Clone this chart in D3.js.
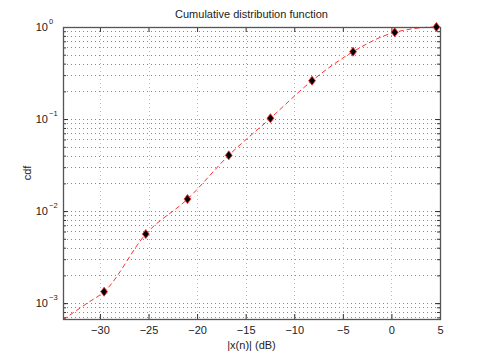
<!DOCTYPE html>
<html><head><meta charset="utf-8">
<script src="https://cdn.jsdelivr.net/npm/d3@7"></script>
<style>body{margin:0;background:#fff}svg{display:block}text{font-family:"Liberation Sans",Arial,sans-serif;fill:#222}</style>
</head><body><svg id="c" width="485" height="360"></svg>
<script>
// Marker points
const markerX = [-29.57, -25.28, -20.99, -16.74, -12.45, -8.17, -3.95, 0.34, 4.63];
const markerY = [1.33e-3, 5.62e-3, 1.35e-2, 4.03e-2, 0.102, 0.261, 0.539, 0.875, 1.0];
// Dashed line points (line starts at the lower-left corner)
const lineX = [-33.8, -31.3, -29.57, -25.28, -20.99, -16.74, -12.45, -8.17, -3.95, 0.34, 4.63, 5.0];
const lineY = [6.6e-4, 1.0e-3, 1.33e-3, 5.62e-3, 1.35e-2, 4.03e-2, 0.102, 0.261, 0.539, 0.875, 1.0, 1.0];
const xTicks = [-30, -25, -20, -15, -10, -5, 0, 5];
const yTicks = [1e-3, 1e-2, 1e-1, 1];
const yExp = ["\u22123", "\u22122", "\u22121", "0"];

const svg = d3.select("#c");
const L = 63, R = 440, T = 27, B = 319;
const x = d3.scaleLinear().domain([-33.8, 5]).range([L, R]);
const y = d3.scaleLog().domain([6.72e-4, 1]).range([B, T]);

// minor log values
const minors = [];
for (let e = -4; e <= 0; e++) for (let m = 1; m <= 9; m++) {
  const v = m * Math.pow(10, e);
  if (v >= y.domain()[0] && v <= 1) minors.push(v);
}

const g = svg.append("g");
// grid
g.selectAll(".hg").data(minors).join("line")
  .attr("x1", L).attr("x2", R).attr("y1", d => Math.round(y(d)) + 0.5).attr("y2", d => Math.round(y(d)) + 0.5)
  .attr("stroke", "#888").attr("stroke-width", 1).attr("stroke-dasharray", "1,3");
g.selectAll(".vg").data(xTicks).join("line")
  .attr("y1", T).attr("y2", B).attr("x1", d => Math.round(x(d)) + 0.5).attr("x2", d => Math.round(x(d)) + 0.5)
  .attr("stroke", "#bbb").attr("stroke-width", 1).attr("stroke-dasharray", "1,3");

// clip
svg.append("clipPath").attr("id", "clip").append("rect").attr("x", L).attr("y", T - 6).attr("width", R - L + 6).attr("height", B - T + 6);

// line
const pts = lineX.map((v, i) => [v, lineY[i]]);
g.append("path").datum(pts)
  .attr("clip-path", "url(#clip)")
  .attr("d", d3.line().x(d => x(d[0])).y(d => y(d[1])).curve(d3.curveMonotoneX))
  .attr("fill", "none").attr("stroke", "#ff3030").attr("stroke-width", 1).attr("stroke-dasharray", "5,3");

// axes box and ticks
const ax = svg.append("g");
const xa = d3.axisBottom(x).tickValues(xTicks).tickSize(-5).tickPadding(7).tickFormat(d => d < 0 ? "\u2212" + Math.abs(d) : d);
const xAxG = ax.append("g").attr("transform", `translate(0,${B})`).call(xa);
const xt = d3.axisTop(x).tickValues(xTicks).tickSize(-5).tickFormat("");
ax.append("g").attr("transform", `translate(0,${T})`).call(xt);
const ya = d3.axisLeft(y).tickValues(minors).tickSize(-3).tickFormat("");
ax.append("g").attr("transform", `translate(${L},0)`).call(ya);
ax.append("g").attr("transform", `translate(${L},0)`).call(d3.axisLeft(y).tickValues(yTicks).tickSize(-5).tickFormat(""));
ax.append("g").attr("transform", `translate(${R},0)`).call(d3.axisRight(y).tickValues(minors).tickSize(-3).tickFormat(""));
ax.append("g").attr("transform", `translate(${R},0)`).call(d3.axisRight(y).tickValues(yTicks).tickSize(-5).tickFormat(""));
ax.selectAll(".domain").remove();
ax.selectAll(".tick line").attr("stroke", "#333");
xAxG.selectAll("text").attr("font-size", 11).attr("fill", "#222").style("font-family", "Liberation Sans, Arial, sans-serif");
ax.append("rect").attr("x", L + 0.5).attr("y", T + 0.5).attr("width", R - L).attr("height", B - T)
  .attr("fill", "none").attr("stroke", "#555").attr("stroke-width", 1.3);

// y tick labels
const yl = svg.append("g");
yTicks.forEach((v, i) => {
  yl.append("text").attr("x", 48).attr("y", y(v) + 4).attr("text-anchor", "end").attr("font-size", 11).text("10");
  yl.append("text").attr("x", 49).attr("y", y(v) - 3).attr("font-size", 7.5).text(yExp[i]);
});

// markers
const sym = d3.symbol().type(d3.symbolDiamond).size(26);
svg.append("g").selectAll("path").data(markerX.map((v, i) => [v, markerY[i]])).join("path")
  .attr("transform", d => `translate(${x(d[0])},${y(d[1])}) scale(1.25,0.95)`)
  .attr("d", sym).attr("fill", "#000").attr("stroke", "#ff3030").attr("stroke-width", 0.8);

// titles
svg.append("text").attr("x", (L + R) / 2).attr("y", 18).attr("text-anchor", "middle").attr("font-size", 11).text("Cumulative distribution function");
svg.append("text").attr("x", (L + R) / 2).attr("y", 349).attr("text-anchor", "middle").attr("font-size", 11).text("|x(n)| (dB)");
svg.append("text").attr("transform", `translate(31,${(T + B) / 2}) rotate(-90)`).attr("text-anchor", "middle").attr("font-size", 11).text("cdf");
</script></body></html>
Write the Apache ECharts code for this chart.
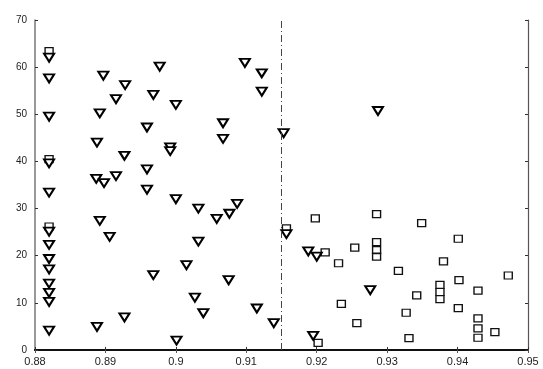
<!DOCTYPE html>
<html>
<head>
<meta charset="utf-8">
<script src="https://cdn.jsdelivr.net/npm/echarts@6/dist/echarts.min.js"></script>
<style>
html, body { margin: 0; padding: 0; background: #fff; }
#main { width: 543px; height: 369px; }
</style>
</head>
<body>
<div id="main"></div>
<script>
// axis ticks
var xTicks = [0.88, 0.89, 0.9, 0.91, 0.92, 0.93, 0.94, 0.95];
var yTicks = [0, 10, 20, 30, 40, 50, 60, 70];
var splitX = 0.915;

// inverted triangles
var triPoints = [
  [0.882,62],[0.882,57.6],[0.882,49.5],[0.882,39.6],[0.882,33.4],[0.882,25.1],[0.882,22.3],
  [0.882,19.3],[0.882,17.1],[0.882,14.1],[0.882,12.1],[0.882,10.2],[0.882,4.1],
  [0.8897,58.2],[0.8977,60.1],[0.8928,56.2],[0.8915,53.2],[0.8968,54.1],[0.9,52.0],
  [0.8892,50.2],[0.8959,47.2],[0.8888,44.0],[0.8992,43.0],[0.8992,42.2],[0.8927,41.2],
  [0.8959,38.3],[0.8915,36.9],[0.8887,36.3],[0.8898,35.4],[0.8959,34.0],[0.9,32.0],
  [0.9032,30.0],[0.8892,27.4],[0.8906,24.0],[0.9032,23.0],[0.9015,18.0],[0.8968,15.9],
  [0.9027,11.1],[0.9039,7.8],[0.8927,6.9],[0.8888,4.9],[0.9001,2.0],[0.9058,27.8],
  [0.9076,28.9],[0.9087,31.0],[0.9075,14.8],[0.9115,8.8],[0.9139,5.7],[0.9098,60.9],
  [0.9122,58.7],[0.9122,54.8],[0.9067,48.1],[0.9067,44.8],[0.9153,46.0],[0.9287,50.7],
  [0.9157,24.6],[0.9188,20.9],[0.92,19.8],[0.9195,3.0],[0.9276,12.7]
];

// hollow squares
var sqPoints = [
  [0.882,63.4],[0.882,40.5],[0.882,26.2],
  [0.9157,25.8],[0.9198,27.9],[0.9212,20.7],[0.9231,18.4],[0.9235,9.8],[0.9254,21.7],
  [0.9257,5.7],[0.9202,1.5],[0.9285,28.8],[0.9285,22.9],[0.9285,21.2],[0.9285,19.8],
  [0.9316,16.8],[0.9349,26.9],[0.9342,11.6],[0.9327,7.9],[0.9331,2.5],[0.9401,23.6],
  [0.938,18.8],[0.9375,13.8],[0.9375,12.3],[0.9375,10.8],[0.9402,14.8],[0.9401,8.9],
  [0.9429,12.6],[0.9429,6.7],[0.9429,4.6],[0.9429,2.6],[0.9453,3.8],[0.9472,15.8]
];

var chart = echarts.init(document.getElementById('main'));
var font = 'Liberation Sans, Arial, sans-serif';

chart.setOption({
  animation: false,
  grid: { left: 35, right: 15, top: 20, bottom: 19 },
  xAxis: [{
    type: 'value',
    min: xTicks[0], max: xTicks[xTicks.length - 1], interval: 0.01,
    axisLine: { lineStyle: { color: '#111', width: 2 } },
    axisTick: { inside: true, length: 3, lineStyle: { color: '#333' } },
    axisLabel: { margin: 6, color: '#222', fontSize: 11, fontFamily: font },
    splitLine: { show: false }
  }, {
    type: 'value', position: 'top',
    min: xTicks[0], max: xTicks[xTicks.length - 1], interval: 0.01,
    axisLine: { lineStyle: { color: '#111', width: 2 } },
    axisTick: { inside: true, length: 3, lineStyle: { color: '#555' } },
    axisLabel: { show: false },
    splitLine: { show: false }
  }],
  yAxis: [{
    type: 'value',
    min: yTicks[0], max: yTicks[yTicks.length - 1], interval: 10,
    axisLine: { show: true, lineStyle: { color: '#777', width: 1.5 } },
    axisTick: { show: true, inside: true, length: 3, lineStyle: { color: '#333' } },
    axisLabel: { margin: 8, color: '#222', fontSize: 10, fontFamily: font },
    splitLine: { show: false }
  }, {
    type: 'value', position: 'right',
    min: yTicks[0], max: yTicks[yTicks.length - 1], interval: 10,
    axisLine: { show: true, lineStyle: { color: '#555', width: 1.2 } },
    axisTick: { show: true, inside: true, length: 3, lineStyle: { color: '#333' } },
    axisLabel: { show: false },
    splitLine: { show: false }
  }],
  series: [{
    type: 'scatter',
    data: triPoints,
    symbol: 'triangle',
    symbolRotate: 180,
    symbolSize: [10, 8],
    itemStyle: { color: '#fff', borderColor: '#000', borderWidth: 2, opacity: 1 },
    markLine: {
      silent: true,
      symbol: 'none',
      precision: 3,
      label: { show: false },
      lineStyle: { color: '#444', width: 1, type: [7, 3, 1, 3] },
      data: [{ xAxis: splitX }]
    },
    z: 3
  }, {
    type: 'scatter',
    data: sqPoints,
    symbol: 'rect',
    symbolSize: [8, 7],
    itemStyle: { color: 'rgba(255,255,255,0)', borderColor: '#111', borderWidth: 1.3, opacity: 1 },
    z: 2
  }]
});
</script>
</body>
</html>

####

Given request:
Review the material and copy each line in which the word "this" appears.

Reply:
Clone this chart in D3.js.
Write the Apache ECharts code for this chart.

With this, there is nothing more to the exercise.